Rektor Paramadina Kritik Jokowi: Sudah Seperti Zaman Pak Harto, Presiden seperti Raja

Rektor Universitas Paramadina menilai pemerintahan Jokowi sudah seperti zaman Presiden Soeharto. Pasalnya, birokrasi sudah dimobilisasi demi kepentingan terselubung. APBN dibelokkan untuk Bansos bertepatan dengan masa-masa panas politik.

Rektor Paramadina Kritik Jokowi: Sudah Seperti Zaman Pak Harto, Presiden seperti Raja

TEMPO.CO, Jakarta - Rektor Universitas Paramadina Didik J. Rachbini menilai pemerintahan Presiden Joko Widodo atau Jokowi sudah seperti zaman pemerintahan Presiden Soeharto. Pasalnya, birokrasi sudah dimobilisasi demi kepentingan khusus, bukan berorientasi kepada kepentingan rakyat.

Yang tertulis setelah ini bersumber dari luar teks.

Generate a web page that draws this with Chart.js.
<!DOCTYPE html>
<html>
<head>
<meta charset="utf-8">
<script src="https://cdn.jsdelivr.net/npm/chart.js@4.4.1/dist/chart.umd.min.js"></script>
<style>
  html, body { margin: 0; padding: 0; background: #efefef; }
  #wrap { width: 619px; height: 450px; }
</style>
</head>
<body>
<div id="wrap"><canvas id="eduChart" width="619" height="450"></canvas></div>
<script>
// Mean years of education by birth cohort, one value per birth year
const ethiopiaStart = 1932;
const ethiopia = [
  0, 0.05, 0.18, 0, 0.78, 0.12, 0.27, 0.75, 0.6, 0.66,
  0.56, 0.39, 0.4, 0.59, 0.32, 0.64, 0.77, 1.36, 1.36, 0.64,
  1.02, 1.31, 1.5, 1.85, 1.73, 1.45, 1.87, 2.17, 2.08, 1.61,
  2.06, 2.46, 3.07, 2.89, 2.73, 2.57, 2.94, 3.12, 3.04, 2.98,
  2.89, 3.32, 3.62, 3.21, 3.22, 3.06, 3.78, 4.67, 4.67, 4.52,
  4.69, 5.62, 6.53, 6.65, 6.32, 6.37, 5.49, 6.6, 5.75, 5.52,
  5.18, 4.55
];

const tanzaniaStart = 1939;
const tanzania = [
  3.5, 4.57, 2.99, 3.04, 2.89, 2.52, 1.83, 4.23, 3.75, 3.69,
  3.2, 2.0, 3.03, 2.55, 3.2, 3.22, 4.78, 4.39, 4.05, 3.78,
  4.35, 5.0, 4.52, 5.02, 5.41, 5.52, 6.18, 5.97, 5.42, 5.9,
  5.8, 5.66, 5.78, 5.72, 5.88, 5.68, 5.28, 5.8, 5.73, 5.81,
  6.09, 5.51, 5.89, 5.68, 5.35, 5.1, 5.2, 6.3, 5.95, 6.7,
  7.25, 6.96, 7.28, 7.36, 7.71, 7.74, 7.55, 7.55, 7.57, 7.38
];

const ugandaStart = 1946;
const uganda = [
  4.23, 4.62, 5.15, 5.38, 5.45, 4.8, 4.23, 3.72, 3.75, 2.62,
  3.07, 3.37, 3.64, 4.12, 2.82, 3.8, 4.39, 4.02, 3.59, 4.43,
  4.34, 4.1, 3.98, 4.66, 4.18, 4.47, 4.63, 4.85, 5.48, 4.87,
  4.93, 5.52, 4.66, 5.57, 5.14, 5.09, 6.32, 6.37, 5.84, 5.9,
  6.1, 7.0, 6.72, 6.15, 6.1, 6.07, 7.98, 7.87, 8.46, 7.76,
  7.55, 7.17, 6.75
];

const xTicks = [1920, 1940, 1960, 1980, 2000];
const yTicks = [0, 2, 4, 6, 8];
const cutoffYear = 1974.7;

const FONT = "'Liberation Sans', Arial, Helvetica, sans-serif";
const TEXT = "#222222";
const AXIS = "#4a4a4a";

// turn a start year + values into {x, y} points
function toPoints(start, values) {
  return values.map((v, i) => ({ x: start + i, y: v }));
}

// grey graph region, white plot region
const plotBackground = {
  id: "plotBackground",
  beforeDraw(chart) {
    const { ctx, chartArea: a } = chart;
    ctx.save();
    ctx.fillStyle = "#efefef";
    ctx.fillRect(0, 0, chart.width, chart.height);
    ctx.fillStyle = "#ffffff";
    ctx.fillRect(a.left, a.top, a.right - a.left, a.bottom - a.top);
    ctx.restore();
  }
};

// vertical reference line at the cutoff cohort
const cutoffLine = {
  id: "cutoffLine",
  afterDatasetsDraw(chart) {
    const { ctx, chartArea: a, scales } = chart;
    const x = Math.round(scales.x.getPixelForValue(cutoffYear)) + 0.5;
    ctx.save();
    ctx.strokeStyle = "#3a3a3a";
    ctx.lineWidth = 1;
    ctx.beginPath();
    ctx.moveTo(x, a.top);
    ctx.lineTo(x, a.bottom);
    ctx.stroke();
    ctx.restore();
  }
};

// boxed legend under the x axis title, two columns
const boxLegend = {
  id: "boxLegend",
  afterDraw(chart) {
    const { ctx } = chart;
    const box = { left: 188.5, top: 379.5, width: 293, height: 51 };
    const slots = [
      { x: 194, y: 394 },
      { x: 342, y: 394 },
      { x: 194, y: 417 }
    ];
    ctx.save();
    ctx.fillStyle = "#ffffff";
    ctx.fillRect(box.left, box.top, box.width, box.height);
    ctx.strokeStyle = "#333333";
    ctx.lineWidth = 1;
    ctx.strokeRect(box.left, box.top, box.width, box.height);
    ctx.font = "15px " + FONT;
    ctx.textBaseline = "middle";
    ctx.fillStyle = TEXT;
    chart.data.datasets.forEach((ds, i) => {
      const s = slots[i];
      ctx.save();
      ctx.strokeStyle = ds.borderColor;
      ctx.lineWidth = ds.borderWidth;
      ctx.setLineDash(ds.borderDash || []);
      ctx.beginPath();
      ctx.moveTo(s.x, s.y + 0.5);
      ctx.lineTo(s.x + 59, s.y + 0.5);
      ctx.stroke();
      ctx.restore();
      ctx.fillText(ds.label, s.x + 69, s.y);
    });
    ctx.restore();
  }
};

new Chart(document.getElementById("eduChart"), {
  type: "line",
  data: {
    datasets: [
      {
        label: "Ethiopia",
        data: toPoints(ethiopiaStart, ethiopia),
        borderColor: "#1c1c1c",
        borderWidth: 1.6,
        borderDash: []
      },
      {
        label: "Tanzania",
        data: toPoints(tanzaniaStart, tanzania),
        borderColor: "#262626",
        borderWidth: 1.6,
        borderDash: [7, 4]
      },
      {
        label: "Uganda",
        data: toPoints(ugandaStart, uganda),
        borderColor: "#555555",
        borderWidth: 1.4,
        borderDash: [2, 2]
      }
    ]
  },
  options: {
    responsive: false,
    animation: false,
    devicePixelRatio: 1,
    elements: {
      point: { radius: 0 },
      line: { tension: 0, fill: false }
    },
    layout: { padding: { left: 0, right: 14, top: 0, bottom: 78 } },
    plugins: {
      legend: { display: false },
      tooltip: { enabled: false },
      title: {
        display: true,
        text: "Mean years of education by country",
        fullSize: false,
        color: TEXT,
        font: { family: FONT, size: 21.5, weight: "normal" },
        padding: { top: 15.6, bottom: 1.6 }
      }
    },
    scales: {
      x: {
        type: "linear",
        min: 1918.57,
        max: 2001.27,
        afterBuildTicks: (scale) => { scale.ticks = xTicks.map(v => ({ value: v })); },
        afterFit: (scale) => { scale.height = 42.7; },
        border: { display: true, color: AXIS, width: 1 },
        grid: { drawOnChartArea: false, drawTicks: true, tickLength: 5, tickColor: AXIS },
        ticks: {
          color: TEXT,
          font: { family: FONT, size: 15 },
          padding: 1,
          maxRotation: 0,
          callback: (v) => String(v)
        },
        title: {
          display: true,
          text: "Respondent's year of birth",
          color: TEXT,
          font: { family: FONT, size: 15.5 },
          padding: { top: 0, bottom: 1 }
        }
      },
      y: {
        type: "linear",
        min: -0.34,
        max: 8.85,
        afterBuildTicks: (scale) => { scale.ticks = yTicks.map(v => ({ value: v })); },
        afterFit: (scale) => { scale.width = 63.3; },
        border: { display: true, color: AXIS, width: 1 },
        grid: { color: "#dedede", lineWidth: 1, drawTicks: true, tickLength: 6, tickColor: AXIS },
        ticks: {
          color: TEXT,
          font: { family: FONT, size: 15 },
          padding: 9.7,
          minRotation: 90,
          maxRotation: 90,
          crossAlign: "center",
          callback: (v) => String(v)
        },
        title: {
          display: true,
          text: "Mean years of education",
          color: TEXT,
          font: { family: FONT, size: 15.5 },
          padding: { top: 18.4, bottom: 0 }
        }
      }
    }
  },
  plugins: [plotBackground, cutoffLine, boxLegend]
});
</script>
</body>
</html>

"Sudah seperti zaman Pak Harto. Mobilisasi Golkar pada waktu itu, ya sudah terjadi (saat ini) dan hanya terjadi ketika kekuasaan itu otoriter. Sekarang sudah sempurna otoriternya dan presiden sudah seperti raja," katanya dalam diskusi daring pada Rabu, 7 Februari 2024.

Didik Rachbini menyoroti anggaran negara yang belakangan mengalir deras untuk bantuan sosial (Bansos). Tak sedikit yang memang menuding bahwa Bansos tersebut sarat unsur politis. Menurut Didik, Bansos digunakan Jokowi sebagai alat politik belaka.

Didik Rachbini mengatakan, Jokowi melancarkan niatnya melalui berbagai macam cara. Mulai dari cara yang terang-terangan, tidak langsung, hingga isyarat simbolik. "Jadi most probably, bukan most likely, bansos ini akan dipakai sebagai alat politik. Dan itu sudah dilakukan dengan berbagai cara, langsung, tidak langsung, simbolik-simbolik, dan seterusnya."

Dia memaparkan, Presiden Soeharto meninggalkan Anggaran Pendapatan Belanja Negara (APBN) sekitar Rp 50 sampai 60 triliun sebelum lengser. Sementara Presiden Susilo Bambang Yudoyono (SBY) memulai dengan Rp 200 sampai Rp 500 triliun di akhir masa jabatannya.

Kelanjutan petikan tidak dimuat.